Ya asoma la programación del Palau de la Música de Valencia, con su lema irrefutable: 25 años de buena música. Ya hemos visto a doble página la excelsa programación. Fiel a sus principios. Popular sin renunciar ni un ápice a la calidad. Veinticinco años dando lo mejor. Equilibrando continente y contenido. Dando buenos motivos al aficionado para asistir a sus instalaciones. Veinticinco temporadas modélicas y a la vista de la doble página de la programación que ahora ve la luz, indemne a cualquier crisis. Mientras, las ofertas de Teatres dan penita y la del Palau de les Arts sufre los avatares que todos conocemos, convirtiéndose en salón de bodas para favorecer a las tristes arcas públicas, resulta que el Palau de la Música y su sala Iturbi, rebosan que da gloria.

En esas estamos cuando resulta que llega el primer otoño alicantino con auditorio. Con continente, sí. Pero sin contenidos. Llegadas estas fechas, no hay ni rastro de una programación que se asemeje, ya no a la del Palau de la Música, tan vibrante, sino a la de auditorios como el Alfredo Kraus de Las Palmas, el Baluarte de Pamplona, el Víctor Villegas de Murcia en los que fueron sus primeros años de funcionamiento.

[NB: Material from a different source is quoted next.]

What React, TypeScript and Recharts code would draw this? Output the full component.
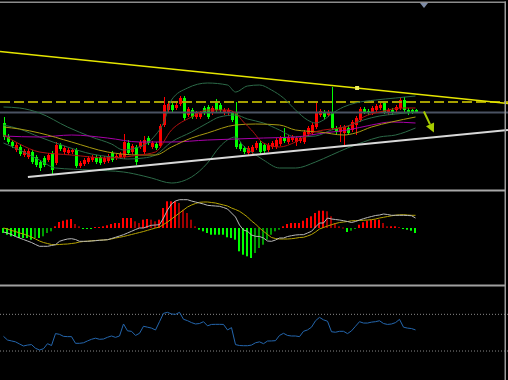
import React from 'react';
import { ComposedChart, Bar, Line, XAxis, YAxis, ReferenceLine, ReferenceDot } from 'recharts';

// ---------- candles (price units) ----------
const candleOpen = [67,53,48,40,43,35,33,38,33,28, 32,30,37,27,45,38,37,38,40,24, 26,28,30,33,33,28,29,37,32,33, 33,47,38,43,43,38,52,43,46,44, 65,80,85,82,86,92,75,80,73,73, 82,83,77,89,85,77,77,77,78,46, 42,37,38,42,47,45,40,43,43,46, 53,48,50,48,49,48,56,57,63,75, 78,75,77,62,58,57,62,60,65,70, 81,79,77,80,82,87,77,80,80,82, 90,80,80,80];
const candleClose = [53,48,44,45,36,39,39,28,25,22, 25,35,20,45,41,42,40,40,24,27, 30,32,33,28,27,32,34,30,34,36, 48,37,44,28,48,50,47,47,42,64, 85,86,80,85,92,72,81,73,77,77, 77,73,82,80,80,80,80,70,43,41, 38,42,43,47,38,39,45,47,50,52, 49,53,53,52,52,58,62,65,77,79, 73,78,62,58,63,63,57,68,72,81, 78,77,82,84,85,78,80,77,83,90, 80,77,78,78];
const candleHigh = [73,56,50,47,45,41,41,40,35,30, 34,37,39,48,47,44,42,41,42,29, 32,34,35,35,35,34,36,39,36,38, 56,50,46,45,50,54,54,49,48,66, 93,89,87,87,94,94,83,82,79,79, 84,85,84,91,87,82,82,79,88,48, 44,44,45,49,49,47,47,49,52,54, 62,55,55,54,54,60,64,67,87,81, 80,80,103,64,65,65,64,70,74,83, 83,81,84,86,87,89,82,82,85,92, 93,82,81,81];
const candleLow = [50,46,42,38,34,33,31,26,23,19, 23,28,15,25,39,36,35,36,22,22, 24,26,28,26,25,26,27,28,30,31, 31,35,36,25,41,36,45,41,40,42, 63,78,78,80,84,70,73,71,71,71, 75,71,75,78,78,75,75,68,41,39, 36,35,36,40,36,37,38,41,41,44, 47,46,48,44,47,46,54,55,61,73, 71,73,60,56,48,45,55,58,55,68, 76,75,75,78,80,76,75,75,78,80, 78,75,76,77];

// ---------- overlays read at sample bars: [barIndex, value] ----------
const bbUpper: [number, number][] = [[0,83],[4,82],[9,77],[16,63],[22,53],[27,46],[30,40],[33,42],[36,47],[38,55],[40,67],[42,90],[46,102],[51,107],[56,105],[58,98],[61,104],[64,105],[67,100],[70,92],[73,80],[76,70],[78,67],[80,70],[82,76],[85,83],[88,87],[93,90],[98,92],[103,94]];
const bbMiddle: [number, number][] = [[0,65],[4,61],[9,53],[16,43],[22,36],[27,33],[31,31],[35,32],[38,35],[42,48],[47,58],[51,67],[54,73],[58,75],[61,71],[65,67],[69,60],[73,53],[78,54],[82,60],[86,64],[90,70],[94,74],[98,76],[103,78]];
const bbLower: [number, number][] = [[0,47],[4,40],[9,30],[13,22],[22,20],[30,18],[35,14],[37,12],[42,7],[47,13],[51,27],[54,43],[58,53],[60,44],[62,38],[65,30],[69,22],[73,22],[78,28],[82,35],[86,42],[90,48],[94,53],[98,55],[103,62]];
const fastMA: [number, number][] = [[0,55],[4,46],[9,38],[17,35],[26,32],[34,35],[38,38],[42,60],[47,73],[51,80],[56,80],[58,77],[60,68],[62,60],[65,47],[69,43],[73,48],[77,57],[80,60],[84,62],[87,65],[90,73],[94,78],[100,82],[103,82]];
const midMA: [number, number][] = [[0,63],[4,61],[9,57],[17,48],[26,38],[34,35],[38,35],[42,43],[47,52],[51,57],[58,65],[63,66],[69,65],[73,60],[79,58],[85,55],[88,57],[92,63],[97,68],[103,73]];
const slowMA: [number, number][] = [[0,54],[9,53],[17,55],[26,52],[34,48],[42,48],[51,50],[58,51],[65,52],[73,53],[80,57],[86,60],[92,65],[97,68],[103,67]];

// ---------- annotations ----------
const resistanceLine = [{ i: -0.875, p: 138.5 }, { i: 126.125, p: 86.4 }];
const supportLine = [{ i: 6.1, p: 13 }, { i: 126.125, p: 60 }];
const dashedLevel = 88;
const currentPrice = 77.5;
const touchPoint = { i: 88.4, p: 102 };
const arrowLine = [{ i: 105.1, p: 78.5 }, { i: 107.6, p: 57.5 }];

// ---------- MACD ----------
const macdHist = [-5,-6.7,-8.3,-8.3,-10,-10,-10,-11.7,-10,-10, -8.3,-5,-3.3,1.7,6,7.3,8.3,9,4,1.7, -1,-1,-1,1,1,1.7,2.7,4,5,5, 10,10,10,6.7,5,8.3,9,8.3,6.7,8.3, 20,26.7,26.7,26.7,25,18.3,15,8.3,1.7,-1.7, -3.3,-5,-6.7,-6.7,-6.7,-6.7,-9.3,-10,-11.7,-23.3, -26.7,-28.3,-30,-25,-20,-16.7,-11.7,-6.7,-3.3,-1.7, 1.7,4,5,5,5,7.3,10,11.7,15,17.3, 17.3,16.7,11.7,5,1.7,0.5,-4,-2.7,-1,3.3, 5.7,7.3,8.3,8.3,8.3,5,1.7,1.7,1.7,1, -0.7,-1.7,-2.7,-5];
const macdMain = [-4,-5,-6.5,-8.5,-10,-11.5,-13,-14.5,-16.5,-18.3, -18.3,-18.3,-17.5,-16.7,-13.3,-12,-11,-10.7,-11.5,-13.3, -13.3,-13.3,-13,-12.7,-12.3,-12,-11.7,-10.5,-9.3,-8, -6.7,-5,-3.3,-1.5,0,0,1.5,2.7,3,3.3, 10,18,24,27,28.3,28.3,28.3,27,26,25, 24,22.7,22.3,22,21.7,20.5,19,15,11,3, -2,-3.3,-7,-8.3,-8.5,-10,-13,-13.3,-12,-10, -10,-8.5,-7.7,-7,-6.7,-6.7,-5,-3.3,1,5, 5,10,9,8.5,8,7.3,6.5,5.5,6.5,8, 9.3,10.5,11.5,12.5,13,14,13.5,12.7,12.7,12.7, 12.7,12.5,12.3,10];
const macdSignal = [0,-1,-2.5,-3.5,-5,-6,-7.5,-9,-11,-13, -14.5,-15.5,-16.5,-16.7,-16.5,-16.2,-16,-15.5,-15,-14, -13.5,-13.2,-12.8,-12.5,-12.2,-12,-11.7,-11,-10,-9.3, -8.5,-7.5,-6.5,-5.5,-4.5,-3.5,-2.3,-1.2,0,1, 3.5,6,9,12,15,18,21,23,24.5,25.7, 26,26,25.5,25,24,23,22,20,18.5,16.7, 14,11,7,4,0,-3.3,-6.5,-9.5,-10.5,-11, -11,-11,-10.7,-10.2,-9.5,-9.3,-8,-6.5,-4,-1, 0.5,2,3.3,4.5,5.5,6,6.5,7.2,7.4,7.6, 7.7,8,8.3,9,10,10.7,11.5,12.2,12.8,13.2, 13.3,13,12.7,12.7];

// ---------- RSI ----------
const rsiValues = [46,42,41,40,37.7,35.5,36.5,37,33,31.1, 32.5,38,36,49,48.2,46,45.7,45.7,38.4,38.4, 39,41,42.8,44,42.8,43.1,45,46.4,44.9,46.4, 59.5,52,51.5,47,49.3,57,56,55,52.9,62, 71.1,72.2,70.4,70,72.2,64.6,63.1,61,59.5,60, 62,57.5,59,59.1,59.1,59,53,55.5,37,36, 35.8,35.8,36.5,39,40,38,40.9,41,41.3,47, 49.3,47,46.4,46.4,45.7,51.5,53,56,63,66.7, 64,62.5,51,50.5,51.5,51.5,49,52,57,62, 60.5,60.5,61.5,62,63,60,59,59.5,61,64.5, 56,55,54.5,53];
const rsiLevels = [70, 30];

// ---------- build tables ----------
const X_DOMAIN: [number, number] = [-0.875, 126.125];
const lookup = (pts: [number, number][]) => {
  const m = new Map(pts);
  return (i: number) => (m.has(i) ? (m.get(i) as number) : null);
};
const fU = lookup(bbUpper), fM = lookup(bbMiddle), fL = lookup(bbLower);
const fF = lookup(fastMA), fMi = lookup(midMA), fS = lookup(slowMA);

const mainRows = candleOpen.map((o, i) => ({
  i,
  open: o,
  close: candleClose[i],
  high: candleHigh[i],
  low: candleLow[i],
  range: [candleLow[i], candleHigh[i]],
  bbU: fU(i), bbM: fM(i), bbL: fL(i),
  fast: fF(i), mid: fMi(i), slow: fS(i),
}));

const macdRows = macdHist.map((h, i) => {
  const prev = i > 0 ? macdHist[i - 1] : h;
  let color: string;
  if (h >= 0) color = h >= prev ? '#ff0000' : '#a00000';
  else color = h <= prev ? '#00ff00' : '#009a00';
  return { i, hist: h, macd: macdMain[i], signal: macdSignal[i], color };
});

const rsiRows = rsiValues.map((v, i) => ({ i, rsi: v }));

// ---------- shapes ----------
const Candle = (props: any) => {
  const { x, y, width, height, payload } = props;
  if (!payload) return null;
  const { open, close, high, low } = payload;
  const top0 = Math.min(y, y + height);
  const h = Math.abs(height);
  const span = high - low || 1;
  const py = (v: number) => top0 + ((high - v) / span) * h;
  const cx = Math.floor(x + width / 2) + 0.5;
  const up = close >= open;
  const color = up ? '#ff0000' : '#00ff00';
  const bt = py(Math.max(open, close));
  const bb = py(Math.min(open, close));
  return (
    <g>
      <line x1={cx} x2={cx} y1={top0} y2={top0 + h} stroke={color} strokeWidth={1} />
      <rect x={cx - 1.5} y={bt} width={3} height={Math.max(1, bb - bt)} fill={color} />
    </g>
  );
};

const HistBar = (props: any) => {
  const { x, y, width, height, payload } = props;
  if (!payload) return null;
  const top = Math.min(y, y + height);
  const h = Math.max(1, Math.abs(height));
  const cx = Math.floor(x + width / 2);
  return <rect x={cx - 1} y={top} width={2} height={h} fill={payload.color} />;
};

const ArrowShape = (props: any) => {
  const { x1, y1, x2, y2 } = props;
  if ([x1, y1, x2, y2].some((v) => typeof v !== 'number')) return null;
  const ang = Math.atan2(y2 - y1, x2 - x1);
  const hl = 9, hw = 4.5;
  const bx = x2 - hl * Math.cos(ang), by = y2 - hl * Math.sin(ang);
  const px = -Math.sin(ang) * hw, pyy = Math.cos(ang) * hw;
  return (
    <g>
      <line x1={x1} y1={y1} x2={bx} y2={by} stroke="#a8cc00" strokeWidth={2} />
      <polygon points={`${x2},${y2} ${bx + px},${by + pyy} ${bx - px},${by - pyy}`} fill="#a8cc00" />
    </g>
  );
};

const SquareDot = (props: any) => {
  const { cx, cy } = props;
  if (typeof cx !== 'number') return null;
  return <rect x={cx - 2} y={cy - 2} width={4} height={4} fill="#f0f060" />;
};

const M = { top: 0, right: 0, bottom: 0, left: 0 };
const lineCommon = { dot: false, activeDot: false, isAnimationActive: false, strokeWidth: 1 } as const;

export default function App() {
  return (
    <div style={{ position: 'fixed', left: 0, top: 0, width: 508, height: 380, background: '#000', overflow: 'hidden' }}>
      <div style={{ position: 'absolute', left: 0, top: 0 }}>
        <ComposedChart width={508} height={190} data={mainRows} margin={M}>
          <XAxis type="number" dataKey="i" domain={X_DOMAIN} hide allowDataOverflow />
          <YAxis type="number" domain={[0, 190]} hide allowDataOverflow />
          <ReferenceLine y={currentPrice} stroke="#4a5262" strokeWidth={2} ifOverflow="visible" />
          <ReferenceLine y={dashedLevel} stroke="#a6a000" strokeWidth={2} strokeDasharray="10 4" ifOverflow="visible" />
          <Line dataKey="bbU" type="monotone" stroke="#2c6a48" connectNulls {...lineCommon} />
          <Line dataKey="bbM" type="monotone" stroke="#2c6a48" connectNulls {...lineCommon} />
          <Line dataKey="bbL" type="monotone" stroke="#2c6a48" connectNulls {...lineCommon} />
          <Line dataKey="slow" type="monotone" stroke="#a800a8" connectNulls {...lineCommon} />
          <Line dataKey="mid" type="monotone" stroke="#a89a10" connectNulls {...lineCommon} />
          <Line dataKey="fast" type="monotone" stroke="#b01010" connectNulls {...lineCommon} />
          <Bar dataKey="range" barSize={3} shape={(p: any) => <Candle {...p} />} activeBar={false} isAnimationActive={false} />
          <ReferenceLine segment={[{ x: resistanceLine[0].i, y: resistanceLine[0].p }, { x: resistanceLine[1].i, y: resistanceLine[1].p }]} stroke="#e6e600" strokeWidth={1.5} ifOverflow="visible" />
          <ReferenceLine segment={[{ x: supportLine[0].i, y: supportLine[0].p }, { x: supportLine[1].i, y: supportLine[1].p }]} stroke="#d8d8d8" strokeWidth={2} ifOverflow="visible" />
          <ReferenceDot x={touchPoint.i} y={touchPoint.p} r={2} shape={(p: any) => <SquareDot {...p} />} ifOverflow="visible" />
          <ReferenceLine segment={[{ x: arrowLine[0].i, y: arrowLine[0].p }, { x: arrowLine[1].i, y: arrowLine[1].p }]} shape={(p: any) => <ArrowShape {...p} />} ifOverflow="visible" />
        </ComposedChart>
      </div>
      <div style={{ position: 'absolute', left: 0, top: 190 }}>
        <ComposedChart width={508} height={95} data={macdRows} margin={M}>
          <XAxis type="number" dataKey="i" domain={X_DOMAIN} hide allowDataOverflow />
          <YAxis type="number" domain={[-57, 38]} hide allowDataOverflow />
          <Bar dataKey="hist" barSize={2} shape={(p: any) => <HistBar {...p} />} activeBar={false} isAnimationActive={false} />
          <Line dataKey="signal" type="linear" stroke="#b4a200" {...lineCommon} />
          <Line dataKey="macd" type="linear" stroke="#b8b8b8" {...lineCommon} />
        </ComposedChart>
      </div>
      <div style={{ position: 'absolute', left: 0, top: 285 }}>
        <ComposedChart width={508} height={95} data={rsiRows} margin={M}>
          <XAxis type="number" dataKey="i" domain={X_DOMAIN} hide allowDataOverflow />
          <YAxis type="number" domain={[-1.6, 102]} hide allowDataOverflow />
          {rsiLevels.map((lv) => (
            <ReferenceLine key={lv} y={lv} stroke="#8a8a8a" strokeWidth={1} strokeDasharray="1 2" ifOverflow="visible" />
          ))}
          <Line dataKey="rsi" type="linear" stroke="#2466ad" {...lineCommon} />
        </ComposedChart>
      </div>
      <svg width={508} height={380} style={{ position: 'absolute', left: 0, top: 0, pointerEvents: 'none' }}>
        <rect x={0} y={1.5} width={506} height={1.5} fill="#8c8c8c" />
        <rect x={504.5} y={1.5} width={1.5} height={379} fill="#9a9a9a" />
        <rect x={0} y={189.5} width={505} height={2} fill="#a8a8a8" />
        <rect x={0} y={284.5} width={505} height={2} fill="#a0a0a0" />
        <polygon points="420,3 428,3 424,8" fill="#7e8ca6" />
      </svg>
    </div>
  );
}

Seguirá siendo imposible, también con ADDA en Campoamor, disfrutar de una décima parte de lo que disfrutan en el Palau de la Música. Lo que allí cabe en un mes, por estos lares no se verá ni en el espacio de un año ni en el de dos. Cuándo escucharemos un Mesías y una Pasión según San Mateo como los que desde hace veinticinco años se escuchan en Valencia. Una cosa está clara. Un pueblo que no ha tenido acceso a gozar de semejantes manjares es un pueblo menos culto, menos feliz, menos civilizado.